La primera lectura de hoy nos habla de cómo sufrieron persecuciones los apóstoles por ser fieles a Jesús Resucitado. Los maltrataron y les prohibieron hablar en nombre de Cristo. 

Pedro, en nombre de los otros, respondió: “Hay que obedecer a Dios antes que a los hombres” y aprovechó para evangelizar ahí mismo a los que los habían detenido, recordándoles cómo Dios resucitó a Jesucristo, a quien ellos mismos habían crucificado. Pedro y los suyos se presentaron como testigos de que Dios lo exaltó. 
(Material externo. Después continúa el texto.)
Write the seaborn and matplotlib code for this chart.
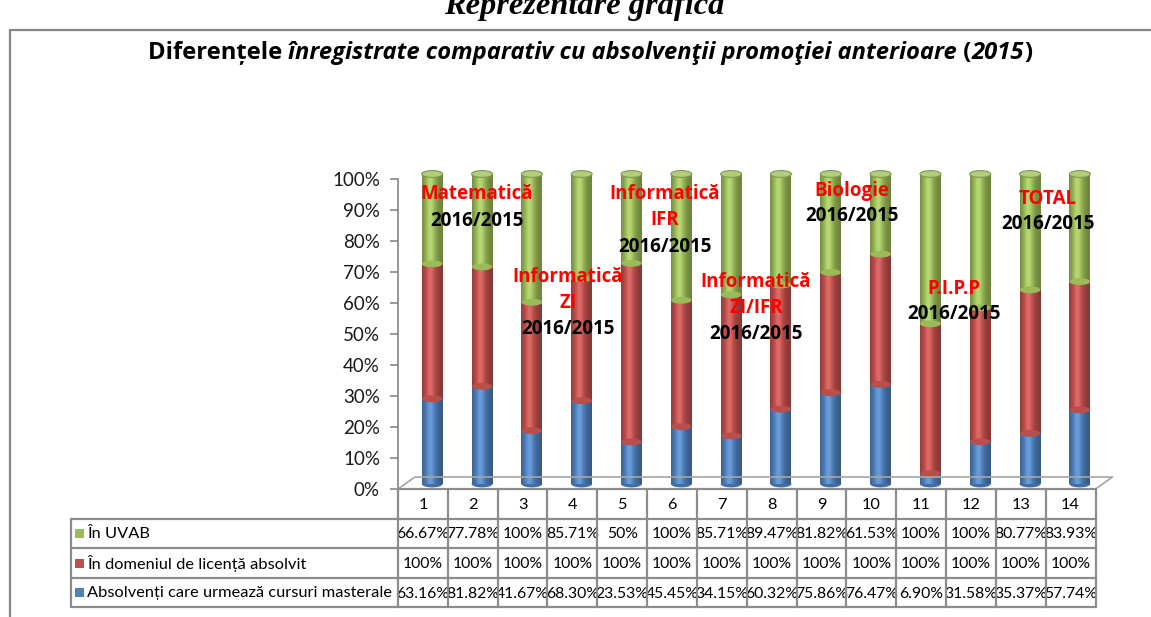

Salieron felices por haber merecido aquel ultraje por el nombre de Jesús y volvieron a evangelizar, porque por encima de todo, está el mandato de Dios. 

Así han hecho los mártires que está beatificando la Iglesia continuamente. 

Los mataron para que no predicaran y ahora, después de muertos, predican al mundo entero. Los conocían unos pocos y ahora los conoce todo el mundo. 

El Apocalipsis nos enseña que también en la Gloria todos alaban al “Cordero degollado y puesto en pie”, es decir muerto y resucitado: 

“Al que se sienta en el trono y al Cordero la alabanza, el honor, la gloria y el poder por los siglos de los siglos. Y los cuatro vivientes respondían: ¡Amén!” 

Y tú y yo repetimos en esta Pascua: “Amén”, ¡Alabado seas Jesucristo Resucitado! 

Es la alegría de la resurrección que nos repite el verso aleluyático: “Ha resucitado Cristo que creó todas las cosas y se compadeció del género humano”. 

Por eso mismo hemos repetido también felices: “Te ensalzaré, Señor, porque me has librado”. 

Estas palabras proféticas, evidentemente, se refieren al Padre que resucitó a Jesús. 

Y nosotros las repetimos gozosos en nombre del Resucitado. 

Ésta es la alegría pascual: Jesús ha resucitado y vive entre nosotros.